» Provided material:
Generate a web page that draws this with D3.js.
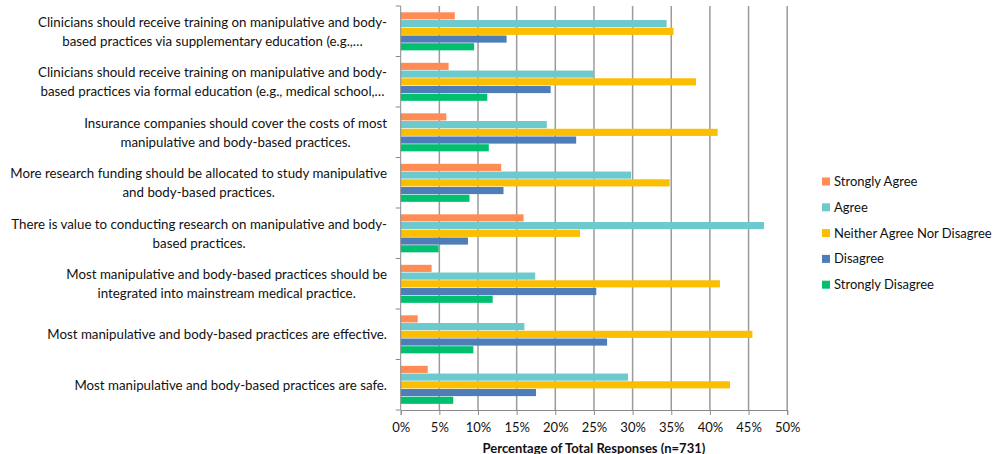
<!DOCTYPE html>
<html>
<head>
<meta charset="utf-8">
<script src="https://cdn.jsdelivr.net/npm/d3@7"></script>
<style>
  body { margin: 0; background: #fff; }
  svg text { font-family: Lato, "Open Sans", sans-serif; fill: #111; }
</style>
</head>
<body>
<div id="chart"></div>
<script>
// data
const categories = [
  "Clinicians should receive training on manipulative and body-\nbased practices via supplementary education (e.g.,…",
  "Clinicians should receive training on manipulative and body-\nbased practices via formal education (e.g., medical school,…",
  "Insurance companies should cover the costs of most\nmanipulative and body-based practices.",
  "More research funding should be allocated to study manipulative\nand body-based practices.",
  "There is value to conducting research on manipulative and body-\nbased practices.",
  "Most manipulative and body-based practices should be\nintegrated into mainstream medical practice.",
  "Most manipulative and body-based practices are effective.",
  "Most manipulative and body-based practices are safe."
];
const series = ["Strongly Agree", "Agree", "Neither Agree Nor Disagree", "Disagree", "Strongly Disagree"];
const colors = ["#FF8C55", "#6CC9CD", "#FBBE00", "#4F7DB8", "#00C06F"];

const stronglyAgree    = [7.0, 6.2, 5.9, 13.0, 15.9, 4.0, 2.2, 3.5];
const agree            = [34.4, 25.0, 18.9, 29.8, 47.0, 17.4, 16.0, 29.4];
const neither          = [35.3, 38.2, 41.0, 34.8, 23.2, 41.3, 45.5, 42.6];
const disagree         = [13.7, 19.4, 22.7, 13.3, 8.7, 25.3, 26.7, 17.5];
const stronglyDisagree = [9.5, 11.2, 11.4, 8.9, 4.9, 11.9, 9.4, 6.8];
const values = [stronglyAgree, agree, neither, disagree, stronglyDisagree];

const xTicks = [0, 5, 10, 15, 20, 25, 30, 35, 40, 45, 50];
const xTitle = "Percentage of Total Responses (n=731)";

// svg
const width = 993, height = 454;
const plot = { left: 400.7, right: 787.2, top: 6, bottom: 410 };
const labelRight = 387;

const svg = d3.select("#chart").append("svg")
  .attr("width", width)
  .attr("height", height);

// scales
const x = d3.scaleLinear().domain([0, 50]).range([plot.left, plot.right]);
const y = d3.scaleBand().domain(d3.range(categories.length)).range([plot.top, plot.bottom]);
const ySub = d3.scaleBand().domain(d3.range(series.length))
  .range([y.bandwidth() * 0.125, y.bandwidth() * 0.89]);

// gridlines
svg.append("g")
  .selectAll("line")
  .data(xTicks.slice(1))
  .join("line")
  .attr("x1", d => x(d)).attr("x2", d => x(d))
  .attr("y1", plot.top).attr("y2", plot.bottom)
  .attr("stroke", "#9b9b9b")
  .attr("stroke-width", 1.5);

// bars
const groups = svg.append("g")
  .selectAll("g")
  .data(categories)
  .join("g")
  .attr("transform", (d, i) => `translate(0,${y(i)})`);

groups.selectAll("rect")
  .data((d, i) => series.map((s, j) => ({ j, v: values[j][i] })))
  .join("rect")
  .attr("x", x(0))
  .attr("y", d => ySub(d.j))
  .attr("width", d => x(d.v) - x(0))
  .attr("height", ySub.bandwidth() - 0.6)
  .attr("fill", d => colors[d.j]);

// y axis
svg.append("line")
  .attr("x1", plot.left).attr("x2", plot.left)
  .attr("y1", plot.top).attr("y2", plot.bottom)
  .attr("stroke", "#8a8a8a").attr("stroke-width", 1);

svg.append("g")
  .selectAll("line")
  .data(d3.range(categories.length + 1))
  .join("line")
  .attr("x1", plot.left - 5).attr("x2", plot.left)
  .attr("y1", d => plot.top + d * y.step())
  .attr("y2", d => plot.top + d * y.step())
  .attr("stroke", "#8a8a8a");

// category labels (lines centred, block right-aligned)
const labels = svg.append("g")
  .selectAll("text")
  .data(categories)
  .join("text")
  .attr("text-anchor", "middle")
  .attr("font-size", 13.3)
  .attr("y", (d, i) => y(i) + y.bandwidth() / 2);

labels.each(function (d) {
  const lines = d.split("\n");
  const t = d3.select(this);
  const spans = lines.map((l, k) =>
    t.append("tspan")
      .attr("dy", k === 0 ? (5 - (lines.length - 1) * 9.7) : 19.4)
      .text(l));
  const maxW = d3.max(spans, s => s.node().getComputedTextLength());
  spans.forEach(s => s.attr("x", labelRight - maxW / 2));
});

// x axis
const xAxis = svg.append("g")
  .attr("transform", `translate(0,${plot.bottom})`)
  .call(d3.axisBottom(x).tickValues(xTicks).tickSize(5).tickPadding(8).tickFormat(d => d + "%"));
xAxis.select(".domain").attr("stroke", "#8a8a8a");
xAxis.selectAll(".tick line").attr("stroke", "#8a8a8a");
xAxis.selectAll("text").attr("font-size", 13).attr("font-family", "Lato, sans-serif").attr("fill", "#111");

svg.append("text")
  .attr("x", (plot.left + plot.right) / 2)
  .attr("y", 452.5)
  .attr("text-anchor", "middle")
  .attr("font-size", 13)
  .attr("font-weight", "bold")
  .text(xTitle);

// legend
const legend = svg.append("g")
  .selectAll("g")
  .data(series)
  .join("g")
  .attr("transform", (d, i) => `translate(822,${181.5 + i * 25.8})`);

legend.append("rect")
  .attr("x", 0).attr("y", -4)
  .attr("width", 8).attr("height", 8)
  .attr("fill", (d, i) => colors[i]);

legend.append("text")
  .attr("x", 12)
  .attr("y", 4.5)
  .attr("font-size", 13)
  .text(d => d);
</script>
</body>
</html>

» What is asked: Repeat the material above in full and unchanged, minus its images.

» Result of the task:
Generate a web page that draws this with D3.js.
<!DOCTYPE html>
<html>
<head>
<meta charset="utf-8">
<script src="https://cdn.jsdelivr.net/npm/d3@7"></script>
<style>
  body { margin: 0; background: #fff; }
  svg text { font-family: Lato, "Open Sans", sans-serif; fill: #111; }
</style>
</head>
<body>
<div id="chart"></div>
<script>
// data
const categories = [
  "Clinicians should receive training on manipulative and body-\nbased practices via supplementary education (e.g.,…",
  "Clinicians should receive training on manipulative and body-\nbased practices via formal education (e.g., medical school,…",
  "Insurance companies should cover the costs of most\nmanipulative and body-based practices.",
  "More research funding should be allocated to study manipulative\nand body-based practices.",
  "There is value to conducting research on manipulative and body-\nbased practices.",
  "Most manipulative and body-based practices should be\nintegrated into mainstream medical practice.",
  "Most manipulative and body-based practices are effective.",
  "Most manipulative and body-based practices are safe."
];
const series = ["Strongly Agree", "Agree", "Neither Agree Nor Disagree", "Disagree", "Strongly Disagree"];
const colors = ["#FF8C55", "#6CC9CD", "#FBBE00", "#4F7DB8", "#00C06F"];

const stronglyAgree    = [7.0, 6.2, 5.9, 13.0, 15.9, 4.0, 2.2, 3.5];
const agree            = [34.4, 25.0, 18.9, 29.8, 47.0, 17.4, 16.0, 29.4];
const neither          = [35.3, 38.2, 41.0, 34.8, 23.2, 41.3, 45.5, 42.6];
const disagree         = [13.7, 19.4, 22.7, 13.3, 8.7, 25.3, 26.7, 17.5];
const stronglyDisagree = [9.5, 11.2, 11.4, 8.9, 4.9, 11.9, 9.4, 6.8];
const values = [stronglyAgree, agree, neither, disagree, stronglyDisagree];

const xTicks = [0, 5, 10, 15, 20, 25, 30, 35, 40, 45, 50];
const xTitle = "Percentage of Total Responses (n=731)";

// svg
const width = 993, height = 454;
const plot = { left: 400.7, right: 787.2, top: 6, bottom: 410 };
const labelRight = 387;

const svg = d3.select("#chart").append("svg")
  .attr("width", width)
  .attr("height", height);

// scales
const x = d3.scaleLinear().domain([0, 50]).range([plot.left, plot.right]);
const y = d3.scaleBand().domain(d3.range(categories.length)).range([plot.top, plot.bottom]);
const ySub = d3.scaleBand().domain(d3.range(series.length))
  .range([y.bandwidth() * 0.125, y.bandwidth() * 0.89]);

// gridlines
svg.append("g")
  .selectAll("line")
  .data(xTicks.slice(1))
  .join("line")
  .attr("x1", d => x(d)).attr("x2", d => x(d))
  .attr("y1", plot.top).attr("y2", plot.bottom)
  .attr("stroke", "#9b9b9b")
  .attr("stroke-width", 1.5);

// bars
const groups = svg.append("g")
  .selectAll("g")
  .data(categories)
  .join("g")
  .attr("transform", (d, i) => `translate(0,${y(i)})`);

groups.selectAll("rect")
  .data((d, i) => series.map((s, j) => ({ j, v: values[j][i] })))
  .join("rect")
  .attr("x", x(0))
  .attr("y", d => ySub(d.j))
  .attr("width", d => x(d.v) - x(0))
  .attr("height", ySub.bandwidth() - 0.6)
  .attr("fill", d => colors[d.j]);

// y axis
svg.append("line")
  .attr("x1", plot.left).attr("x2", plot.left)
  .attr("y1", plot.top).attr("y2", plot.bottom)
  .attr("stroke", "#8a8a8a").attr("stroke-width", 1);

svg.append("g")
  .selectAll("line")
  .data(d3.range(categories.length + 1))
  .join("line")
  .attr("x1", plot.left - 5).attr("x2", plot.left)
  .attr("y1", d => plot.top + d * y.step())
  .attr("y2", d => plot.top + d * y.step())
  .attr("stroke", "#8a8a8a");

// category labels (lines centred, block right-aligned)
const labels = svg.append("g")
  .selectAll("text")
  .data(categories)
  .join("text")
  .attr("text-anchor", "middle")
  .attr("font-size", 13.3)
  .attr("y", (d, i) => y(i) + y.bandwidth() / 2);

labels.each(function (d) {
  const lines = d.split("\n");
  const t = d3.select(this);
  const spans = lines.map((l, k) =>
    t.append("tspan")
      .attr("dy", k === 0 ? (5 - (lines.length - 1) * 9.7) : 19.4)
      .text(l));
  const maxW = d3.max(spans, s => s.node().getComputedTextLength());
  spans.forEach(s => s.attr("x", labelRight - maxW / 2));
});

// x axis
const xAxis = svg.append("g")
  .attr("transform", `translate(0,${plot.bottom})`)
  .call(d3.axisBottom(x).tickValues(xTicks).tickSize(5).tickPadding(8).tickFormat(d => d + "%"));
xAxis.select(".domain").attr("stroke", "#8a8a8a");
xAxis.selectAll(".tick line").attr("stroke", "#8a8a8a");
xAxis.selectAll("text").attr("font-size", 13).attr("font-family", "Lato, sans-serif").attr("fill", "#111");

svg.append("text")
  .attr("x", (plot.left + plot.right) / 2)
  .attr("y", 452.5)
  .attr("text-anchor", "middle")
  .attr("font-size", 13)
  .attr("font-weight", "bold")
  .text(xTitle);

// legend
const legend = svg.append("g")
  .selectAll("g")
  .data(series)
  .join("g")
  .attr("transform", (d, i) => `translate(822,${181.5 + i * 25.8})`);

legend.append("rect")
  .attr("x", 0).attr("y", -4)
  .attr("width", 8).attr("height", 8)
  .attr("fill", (d, i) => colors[i]);

legend.append("text")
  .attr("x", 12)
  .attr("y", 4.5)
  .attr("font-size", 13)
  .text(d => d);
</script>
</body>
</html>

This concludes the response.